Neck-Snapping Forces

Part 1: The Devastation of The Hypertube: Hyperjump and Hypercurve

Have you ever went around a curve relatively fast in a car? Well... try that but like 10x worse for this poor player.

The sheer speeds and tight corners in these examples truly will probably break most if not all of your bones.

The Hypertube; a technology unlocked by Tier 4 of upgrades, these tubes will absolutely send you soaring fast speeds for long distances.

Remember that feeling of being pressed on something when being accelerated?

From the video, we know that the radius of the curve is 3 meters, the player is travelling at 17.8m/s, and that they spend 0.6 seconds inside the curve.

Lets do some math!

The force on this player to cause them to curve is called centripetal acceleration, which has the equation of a_c = v²/r, and plugging in the values from above, we get:

a = (17.8m/s)²/3m = 105.61m/s² or about 11Gs of acceleration (earth gravity).

Did you think going around in a circle was bad? Try now adding gravity into the equation!

Adding in gravity added a bit of issues since I couldn't get an exact figure for velocity, but a theoretical estimate would would just fine.

The accumulation of velocity using acceleration is modeled as:

v² = v_0²+ 2*g*Δy, and since Δy = 64 meters and v_0 = 17.8m/s from above, the final velocity at the bottom is v = sqrt(316.84+1483.52) = 42.43m/s.

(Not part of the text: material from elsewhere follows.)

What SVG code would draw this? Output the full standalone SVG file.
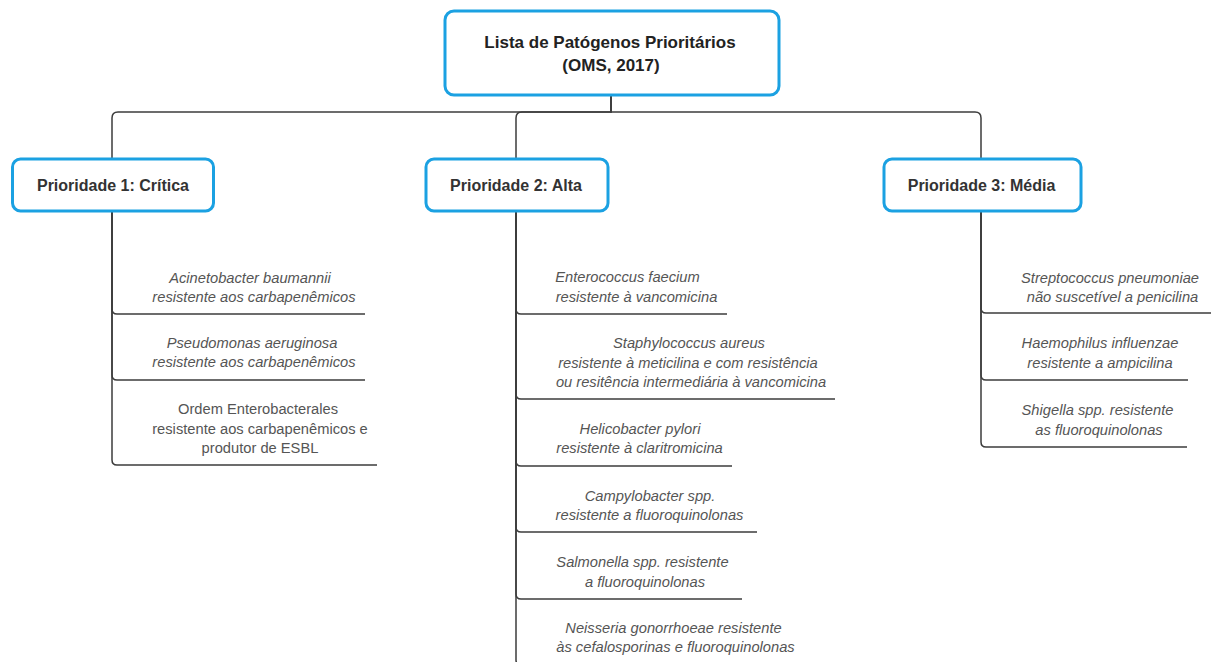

The acceleration the, during the curved section, would be:

a_c = v²/r = (1800.36m²/s²)/3m = 600.12m/s² or 60Gs of Earth Gravity.


If this was real life, the person participating would most certainly be dead!

Unfortunately, as of the time of writing this, there is no certainty whether or not our "engineer" (player) is human or is an android, but I believe that a machine would very much take these kinds of G forces much better than any human could. Not only is it break-neck speed, it may literally be break-neck everything.